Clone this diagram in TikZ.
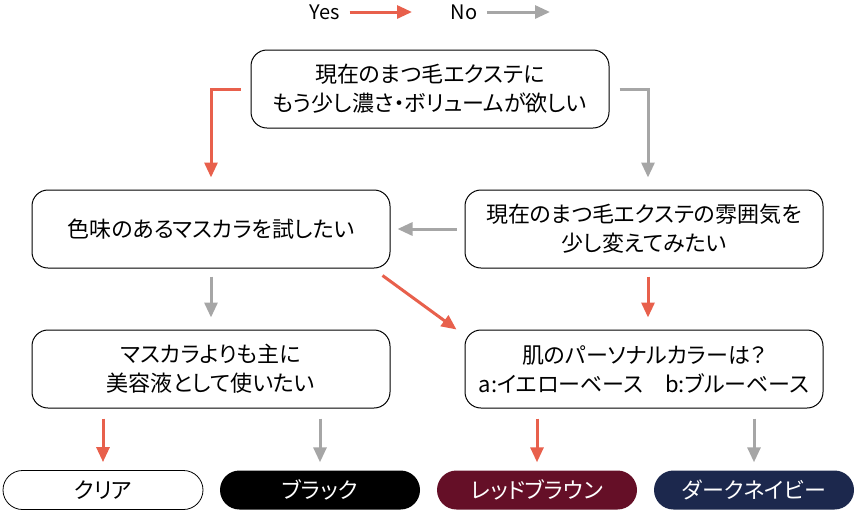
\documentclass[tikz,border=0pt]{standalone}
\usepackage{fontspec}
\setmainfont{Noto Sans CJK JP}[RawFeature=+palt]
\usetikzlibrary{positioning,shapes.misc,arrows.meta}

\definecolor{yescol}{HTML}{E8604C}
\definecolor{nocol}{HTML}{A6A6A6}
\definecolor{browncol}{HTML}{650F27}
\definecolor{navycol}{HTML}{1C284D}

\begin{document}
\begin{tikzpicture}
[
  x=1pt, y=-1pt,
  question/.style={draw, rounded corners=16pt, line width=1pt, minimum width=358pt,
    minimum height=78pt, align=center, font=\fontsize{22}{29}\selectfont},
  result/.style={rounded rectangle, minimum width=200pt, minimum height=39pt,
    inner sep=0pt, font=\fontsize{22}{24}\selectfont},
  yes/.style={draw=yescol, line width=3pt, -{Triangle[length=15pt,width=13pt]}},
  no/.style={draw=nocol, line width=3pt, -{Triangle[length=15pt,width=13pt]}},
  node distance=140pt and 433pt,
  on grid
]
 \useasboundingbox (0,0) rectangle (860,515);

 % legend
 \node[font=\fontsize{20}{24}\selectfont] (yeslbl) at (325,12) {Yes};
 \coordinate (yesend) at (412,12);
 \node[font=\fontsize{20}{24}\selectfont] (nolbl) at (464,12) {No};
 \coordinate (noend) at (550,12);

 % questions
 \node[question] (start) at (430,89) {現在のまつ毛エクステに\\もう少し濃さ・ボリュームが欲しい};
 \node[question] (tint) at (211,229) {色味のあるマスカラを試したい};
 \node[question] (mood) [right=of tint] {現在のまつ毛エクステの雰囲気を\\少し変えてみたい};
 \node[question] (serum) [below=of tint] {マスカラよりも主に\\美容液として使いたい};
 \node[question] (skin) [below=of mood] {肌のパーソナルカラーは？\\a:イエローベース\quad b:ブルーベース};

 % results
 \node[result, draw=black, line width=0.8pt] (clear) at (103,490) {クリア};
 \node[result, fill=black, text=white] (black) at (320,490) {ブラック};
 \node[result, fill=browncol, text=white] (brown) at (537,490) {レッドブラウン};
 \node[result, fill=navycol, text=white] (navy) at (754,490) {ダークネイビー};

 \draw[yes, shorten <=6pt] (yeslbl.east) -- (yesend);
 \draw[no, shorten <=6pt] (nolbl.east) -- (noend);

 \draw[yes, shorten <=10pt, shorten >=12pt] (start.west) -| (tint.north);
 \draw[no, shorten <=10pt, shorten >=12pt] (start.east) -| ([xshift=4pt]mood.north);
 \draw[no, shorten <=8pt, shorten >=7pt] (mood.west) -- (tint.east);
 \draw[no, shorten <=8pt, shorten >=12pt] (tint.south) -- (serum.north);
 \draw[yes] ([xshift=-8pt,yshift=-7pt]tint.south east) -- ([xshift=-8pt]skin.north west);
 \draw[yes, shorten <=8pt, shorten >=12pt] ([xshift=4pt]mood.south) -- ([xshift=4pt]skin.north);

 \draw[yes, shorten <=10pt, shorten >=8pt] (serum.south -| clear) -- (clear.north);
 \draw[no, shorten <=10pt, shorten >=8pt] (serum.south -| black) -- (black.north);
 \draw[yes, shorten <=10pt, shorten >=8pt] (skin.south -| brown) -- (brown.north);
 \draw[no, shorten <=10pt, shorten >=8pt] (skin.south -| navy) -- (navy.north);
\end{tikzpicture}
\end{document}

- _WHAT IS NEEDED_: Copy out the whole listing exactly, and don't carry over any pictures.

- _THE OUTPUT_:
Clone this diagram in TikZ.
\documentclass[tikz,border=0pt]{standalone}
\usepackage{fontspec}
\setmainfont{Noto Sans CJK JP}[RawFeature=+palt]
\usetikzlibrary{positioning,shapes.misc,arrows.meta}

\definecolor{yescol}{HTML}{E8604C}
\definecolor{nocol}{HTML}{A6A6A6}
\definecolor{browncol}{HTML}{650F27}
\definecolor{navycol}{HTML}{1C284D}

\begin{document}
\begin{tikzpicture}
[
  x=1pt, y=-1pt,
  question/.style={draw, rounded corners=16pt, line width=1pt, minimum width=358pt,
    minimum height=78pt, align=center, font=\fontsize{22}{29}\selectfont},
  result/.style={rounded rectangle, minimum width=200pt, minimum height=39pt,
    inner sep=0pt, font=\fontsize{22}{24}\selectfont},
  yes/.style={draw=yescol, line width=3pt, -{Triangle[length=15pt,width=13pt]}},
  no/.style={draw=nocol, line width=3pt, -{Triangle[length=15pt,width=13pt]}},
  node distance=140pt and 433pt,
  on grid
]
 \useasboundingbox (0,0) rectangle (860,515);

 % legend
 \node[font=\fontsize{20}{24}\selectfont] (yeslbl) at (325,12) {Yes};
 \coordinate (yesend) at (412,12);
 \node[font=\fontsize{20}{24}\selectfont] (nolbl) at (464,12) {No};
 \coordinate (noend) at (550,12);

 % questions
 \node[question] (start) at (430,89) {現在のまつ毛エクステに\\もう少し濃さ・ボリュームが欲しい};
 \node[question] (tint) at (211,229) {色味のあるマスカラを試したい};
 \node[question] (mood) [right=of tint] {現在のまつ毛エクステの雰囲気を\\少し変えてみたい};
 \node[question] (serum) [below=of tint] {マスカラよりも主に\\美容液として使いたい};
 \node[question] (skin) [below=of mood] {肌のパーソナルカラーは？\\a:イエローベース\quad b:ブルーベース};

 % results
 \node[result, draw=black, line width=0.8pt] (clear) at (103,490) {クリア};
 \node[result, fill=black, text=white] (black) at (320,490) {ブラック};
 \node[result, fill=browncol, text=white] (brown) at (537,490) {レッドブラウン};
 \node[result, fill=navycol, text=white] (navy) at (754,490) {ダークネイビー};

 \draw[yes, shorten <=6pt] (yeslbl.east) -- (yesend);
 \draw[no, shorten <=6pt] (nolbl.east) -- (noend);

 \draw[yes, shorten <=10pt, shorten >=12pt] (start.west) -| (tint.north);
 \draw[no, shorten <=10pt, shorten >=12pt] (start.east) -| ([xshift=4pt]mood.north);
 \draw[no, shorten <=8pt, shorten >=7pt] (mood.west) -- (tint.east);
 \draw[no, shorten <=8pt, shorten >=12pt] (tint.south) -- (serum.north);
 \draw[yes] ([xshift=-8pt,yshift=-7pt]tint.south east) -- ([xshift=-8pt]skin.north west);
 \draw[yes, shorten <=8pt, shorten >=12pt] ([xshift=4pt]mood.south) -- ([xshift=4pt]skin.north);

 \draw[yes, shorten <=10pt, shorten >=8pt] (serum.south -| clear) -- (clear.north);
 \draw[no, shorten <=10pt, shorten >=8pt] (serum.south -| black) -- (black.north);
 \draw[yes, shorten <=10pt, shorten >=8pt] (skin.south -| brown) -- (brown.north);
 \draw[no, shorten <=10pt, shorten >=8pt] (skin.south -| navy) -- (navy.north);
\end{tikzpicture}
\end{document}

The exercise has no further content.